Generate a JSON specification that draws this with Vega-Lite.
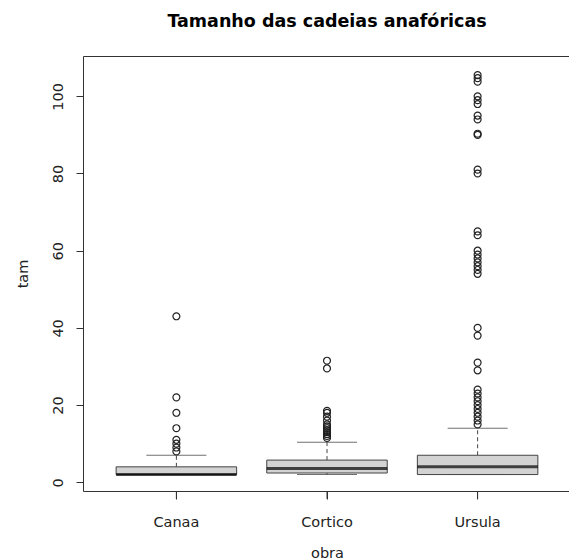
{
  "$schema": "https://vega.github.io/schema/vega-lite/v6.json",
  "autosize": {"type": "none"},
  "padding": {"left": 83, "top": 56, "right": -2, "bottom": 69},
  "width": 488,
  "height": 435,
  "background": "white",
  "title": {
    "text": "Tamanho das cadeias anafóricas",
    "font": "DejaVu Sans",
    "fontSize": 17.5,
    "fontWeight": "bold",
    "color": "#000000",
    "anchor": "middle",
    "frame": "group",
    "baseline": "alphabetic",
    "offset": 11.5
  },
  "config": {
    "view": {"stroke": "#333333", "strokeWidth": 1},
    "axis": {
      "grid": false,
      "domain": false,
      "labelFont": "DejaVu Sans",
      "titleFont": "DejaVu Sans",
      "labelFontSize": 14.5,
      "titleFontSize": 14.5,
      "titleFontWeight": "normal",
      "labelColor": "#222222",
      "titleColor": "#222222",
      "tickColor": "#333333",
      "tickSize": 7,
      "tickWidth": 1
    }
  },
  "datasets": {
    "stats": [
      {"obra": "Canaa", "lower": 2, "q1": 2, "median": 2, "q3": 4, "upper": 7},
      {"obra": "Cortico", "lower": 2, "q1": 2.4, "median": 3.6, "q3": 5.75, "upper": 10.4},
      {"obra": "Ursula", "lower": 2, "q1": 2, "median": 4, "q3": 7, "upper": 14}
    ],
    "outliers": [
      {"obra": "Canaa", "tam": 8},
      {"obra": "Canaa", "tam": 9},
      {"obra": "Canaa", "tam": 10},
      {"obra": "Canaa", "tam": 11},
      {"obra": "Canaa", "tam": 14},
      {"obra": "Canaa", "tam": 18},
      {"obra": "Canaa", "tam": 22},
      {"obra": "Canaa", "tam": 43},
      {"obra": "Cortico", "tam": 11.5},
      {"obra": "Cortico", "tam": 12},
      {"obra": "Cortico", "tam": 12.5},
      {"obra": "Cortico", "tam": 13},
      {"obra": "Cortico", "tam": 13.5},
      {"obra": "Cortico", "tam": 14},
      {"obra": "Cortico", "tam": 14.5},
      {"obra": "Cortico", "tam": 15},
      {"obra": "Cortico", "tam": 16},
      {"obra": "Cortico", "tam": 17},
      {"obra": "Cortico", "tam": 18},
      {"obra": "Cortico", "tam": 18.5},
      {"obra": "Cortico", "tam": 29.5},
      {"obra": "Cortico", "tam": 31.5},
      {"obra": "Ursula", "tam": 15},
      {"obra": "Ursula", "tam": 16},
      {"obra": "Ursula", "tam": 17},
      {"obra": "Ursula", "tam": 18},
      {"obra": "Ursula", "tam": 19},
      {"obra": "Ursula", "tam": 20},
      {"obra": "Ursula", "tam": 21},
      {"obra": "Ursula", "tam": 22},
      {"obra": "Ursula", "tam": 23},
      {"obra": "Ursula", "tam": 24},
      {"obra": "Ursula", "tam": 29},
      {"obra": "Ursula", "tam": 31},
      {"obra": "Ursula", "tam": 38},
      {"obra": "Ursula", "tam": 40},
      {"obra": "Ursula", "tam": 54},
      {"obra": "Ursula", "tam": 55},
      {"obra": "Ursula", "tam": 56},
      {"obra": "Ursula", "tam": 57},
      {"obra": "Ursula", "tam": 58},
      {"obra": "Ursula", "tam": 59},
      {"obra": "Ursula", "tam": 60},
      {"obra": "Ursula", "tam": 64},
      {"obra": "Ursula", "tam": 65},
      {"obra": "Ursula", "tam": 80},
      {"obra": "Ursula", "tam": 81},
      {"obra": "Ursula", "tam": 90},
      {"obra": "Ursula", "tam": 90.3},
      {"obra": "Ursula", "tam": 94},
      {"obra": "Ursula", "tam": 95},
      {"obra": "Ursula", "tam": 98},
      {"obra": "Ursula", "tam": 99},
      {"obra": "Ursula", "tam": 100},
      {"obra": "Ursula", "tam": 103.8},
      {"obra": "Ursula", "tam": 104.7},
      {"obra": "Ursula", "tam": 105.5}
    ]
  },
  "encoding": {
    "x": {
      "field": "obra",
      "type": "nominal",
      "scale": {"domain": ["Canaa", "Cortico", "Ursula"], "paddingInner": 0.2, "paddingOuter": 0.22},
      "axis": {
        "title": "obra",
        "labelAngle": 0,
        "labelPadding": 27,
        "labelBaseline": "alphabetic",
        "titleY": 66,
        "titleBaseline": "alphabetic",
        "ticks": true,
        "tickBand": "center",
        "tickSize": 8
      }
    }
  },
  "layer": [
    {
      "data": {"name": "stats"},
      "mark": {"type": "rule", "color": "#444444", "strokeWidth": 1, "strokeDash": [4, 3]},
      "encoding": {
        "y": {
          "field": "q3",
          "type": "quantitative",
          "scale": {"domain": [-2.26, 110.44], "nice": false, "zero": false},
          "axis": {
            "title": "tam",
            "values": [0, 20, 40, 60, 80, 100],
            "labelAngle": -90,
            "labelAlign": "center",
            "labelBaseline": "alphabetic",
            "labelPadding": 14,
            "titleAngle": -90,
            "titleX": -56,
            "titleY": 217.5,
            "titleAlign": "center",
            "titleBaseline": "alphabetic"
          }
        },
        "y2": {"field": "upper"}
      }
    },
    {
      "data": {"name": "stats"},
      "mark": {"type": "rule", "color": "#444444", "strokeWidth": 1, "strokeDash": [4, 3]},
      "encoding": {
        "y": {"field": "lower", "type": "quantitative"},
        "y2": {"field": "q1"}
      }
    },
    {
      "data": {"name": "stats"},
      "mark": {"type": "rule", "color": "#333333", "strokeWidth": 1, "clip": false},
      "encoding": {
        "y": {"datum": -2.26, "type": "quantitative"},
        "y2": {"datum": -4.3}
      }
    },
    {
      "data": {"name": "stats"},
      "mark": {"type": "tick", "color": "#333333", "size": 60, "thickness": 1},
      "encoding": {
        "y": {"field": "upper", "type": "quantitative"}
      }
    },
    {
      "data": {"name": "stats"},
      "mark": {"type": "tick", "color": "#333333", "size": 60, "thickness": 1},
      "encoding": {
        "y": {"field": "lower", "type": "quantitative"}
      }
    },
    {
      "data": {"name": "stats"},
      "mark": {"type": "bar", "fill": "#d3d3d3", "stroke": "#444444", "strokeWidth": 1},
      "encoding": {
        "y": {"field": "q1", "type": "quantitative"},
        "y2": {"field": "q3"}
      }
    },
    {
      "data": {"name": "stats"},
      "mark": {"type": "tick", "color": "#000000", "size": 120.5, "thickness": 3},
      "encoding": {
        "y": {"field": "median", "type": "quantitative"}
      }
    },
    {
      "data": {"name": "outliers"},
      "mark": {"type": "point", "shape": "circle", "filled": false, "stroke": "#222222", "strokeWidth": 1.2, "size": 48, "opacity": 1},
      "encoding": {
        "y": {"field": "tam", "type": "quantitative"}
      }
    }
  ]
}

- - - - -

Output an exact copy of the material, with the pictures removed.

### RESPONSE TO THIS TASK:
Generate a JSON specification that draws this with Vega-Lite.
{
  "$schema": "https://vega.github.io/schema/vega-lite/v6.json",
  "autosize": {"type": "none"},
  "padding": {"left": 83, "top": 56, "right": -2, "bottom": 69},
  "width": 488,
  "height": 435,
  "background": "white",
  "title": {
    "text": "Tamanho das cadeias anafóricas",
    "font": "DejaVu Sans",
    "fontSize": 17.5,
    "fontWeight": "bold",
    "color": "#000000",
    "anchor": "middle",
    "frame": "group",
    "baseline": "alphabetic",
    "offset": 11.5
  },
  "config": {
    "view": {"stroke": "#333333", "strokeWidth": 1},
    "axis": {
      "grid": false,
      "domain": false,
      "labelFont": "DejaVu Sans",
      "titleFont": "DejaVu Sans",
      "labelFontSize": 14.5,
      "titleFontSize": 14.5,
      "titleFontWeight": "normal",
      "labelColor": "#222222",
      "titleColor": "#222222",
      "tickColor": "#333333",
      "tickSize": 7,
      "tickWidth": 1
    }
  },
  "datasets": {
    "stats": [
      {"obra": "Canaa", "lower": 2, "q1": 2, "median": 2, "q3": 4, "upper": 7},
      {"obra": "Cortico", "lower": 2, "q1": 2.4, "median": 3.6, "q3": 5.75, "upper": 10.4},
      {"obra": "Ursula", "lower": 2, "q1": 2, "median": 4, "q3": 7, "upper": 14}
    ],
    "outliers": [
      {"obra": "Canaa", "tam": 8},
      {"obra": "Canaa", "tam": 9},
      {"obra": "Canaa", "tam": 10},
      {"obra": "Canaa", "tam": 11},
      {"obra": "Canaa", "tam": 14},
      {"obra": "Canaa", "tam": 18},
      {"obra": "Canaa", "tam": 22},
      {"obra": "Canaa", "tam": 43},
      {"obra": "Cortico", "tam": 11.5},
      {"obra": "Cortico", "tam": 12},
      {"obra": "Cortico", "tam": 12.5},
      {"obra": "Cortico", "tam": 13},
      {"obra": "Cortico", "tam": 13.5},
      {"obra": "Cortico", "tam": 14},
      {"obra": "Cortico", "tam": 14.5},
      {"obra": "Cortico", "tam": 15},
      {"obra": "Cortico", "tam": 16},
      {"obra": "Cortico", "tam": 17},
      {"obra": "Cortico", "tam": 18},
      {"obra": "Cortico", "tam": 18.5},
      {"obra": "Cortico", "tam": 29.5},
      {"obra": "Cortico", "tam": 31.5},
      {"obra": "Ursula", "tam": 15},
      {"obra": "Ursula", "tam": 16},
      {"obra": "Ursula", "tam": 17},
      {"obra": "Ursula", "tam": 18},
      {"obra": "Ursula", "tam": 19},
      {"obra": "Ursula", "tam": 20},
      {"obra": "Ursula", "tam": 21},
      {"obra": "Ursula", "tam": 22},
      {"obra": "Ursula", "tam": 23},
      {"obra": "Ursula", "tam": 24},
      {"obra": "Ursula", "tam": 29},
      {"obra": "Ursula", "tam": 31},
      {"obra": "Ursula", "tam": 38},
      {"obra": "Ursula", "tam": 40},
      {"obra": "Ursula", "tam": 54},
      {"obra": "Ursula", "tam": 55},
      {"obra": "Ursula", "tam": 56},
      {"obra": "Ursula", "tam": 57},
      {"obra": "Ursula", "tam": 58},
      {"obra": "Ursula", "tam": 59},
      {"obra": "Ursula", "tam": 60},
      {"obra": "Ursula", "tam": 64},
      {"obra": "Ursula", "tam": 65},
      {"obra": "Ursula", "tam": 80},
      {"obra": "Ursula", "tam": 81},
      {"obra": "Ursula", "tam": 90},
      {"obra": "Ursula", "tam": 90.3},
      {"obra": "Ursula", "tam": 94},
      {"obra": "Ursula", "tam": 95},
      {"obra": "Ursula", "tam": 98},
      {"obra": "Ursula", "tam": 99},
      {"obra": "Ursula", "tam": 100},
      {"obra": "Ursula", "tam": 103.8},
      {"obra": "Ursula", "tam": 104.7},
      {"obra": "Ursula", "tam": 105.5}
    ]
  },
  "encoding": {
    "x": {
      "field": "obra",
      "type": "nominal",
      "scale": {"domain": ["Canaa", "Cortico", "Ursula"], "paddingInner": 0.2, "paddingOuter": 0.22},
      "axis": {
        "title": "obra",
        "labelAngle": 0,
        "labelPadding": 27,
        "labelBaseline": "alphabetic",
        "titleY": 66,
        "titleBaseline": "alphabetic",
        "ticks": true,
        "tickBand": "center",
        "tickSize": 8
      }
    }
  },
  "layer": [
    {
      "data": {"name": "stats"},
      "mark": {"type": "rule", "color": "#444444", "strokeWidth": 1, "strokeDash": [4, 3]},
      "encoding": {
        "y": {
          "field": "q3",
          "type": "quantitative",
          "scale": {"domain": [-2.26, 110.44], "nice": false, "zero": false},
          "axis": {
            "title": "tam",
            "values": [0, 20, 40, 60, 80, 100],
            "labelAngle": -90,
            "labelAlign": "center",
            "labelBaseline": "alphabetic",
            "labelPadding": 14,
            "titleAngle": -90,
            "titleX": -56,
            "titleY": 217.5,
            "titleAlign": "center",
            "titleBaseline": "alphabetic"
          }
        },
        "y2": {"field": "upper"}
      }
    },
    {
      "data": {"name": "stats"},
      "mark": {"type": "rule", "color": "#444444", "strokeWidth": 1, "strokeDash": [4, 3]},
      "encoding": {
        "y": {"field": "lower", "type": "quantitative"},
        "y2": {"field": "q1"}
      }
    },
    {
      "data": {"name": "stats"},
      "mark": {"type": "rule", "color": "#333333", "strokeWidth": 1, "clip": false},
      "encoding": {
        "y": {"datum": -2.26, "type": "quantitative"},
        "y2": {"datum": -4.3}
      }
    },
    {
      "data": {"name": "stats"},
      "mark": {"type": "tick", "color": "#333333", "size": 60, "thickness": 1},
      "encoding": {
        "y": {"field": "upper", "type": "quantitative"}
      }
    },
    {
      "data": {"name": "stats"},
      "mark": {"type": "tick", "color": "#333333", "size": 60, "thickness": 1},
      "encoding": {
        "y": {"field": "lower", "type": "quantitative"}
      }
    },
    {
      "data": {"name": "stats"},
      "mark": {"type": "bar", "fill": "#d3d3d3", "stroke": "#444444", "strokeWidth": 1},
      "encoding": {
        "y": {"field": "q1", "type": "quantitative"},
        "y2": {"field": "q3"}
      }
    },
    {
      "data": {"name": "stats"},
      "mark": {"type": "tick", "color": "#000000", "size": 120.5, "thickness": 3},
      "encoding": {
        "y": {"field": "median", "type": "quantitative"}
      }
    },
    {
      "data": {"name": "outliers"},
      "mark": {"type": "point", "shape": "circle", "filled": false, "stroke": "#222222", "strokeWidth": 1.2, "size": 48, "opacity": 1},
      "encoding": {
        "y": {"field": "tam", "type": "quantitative"}
      }
    }
  ]
}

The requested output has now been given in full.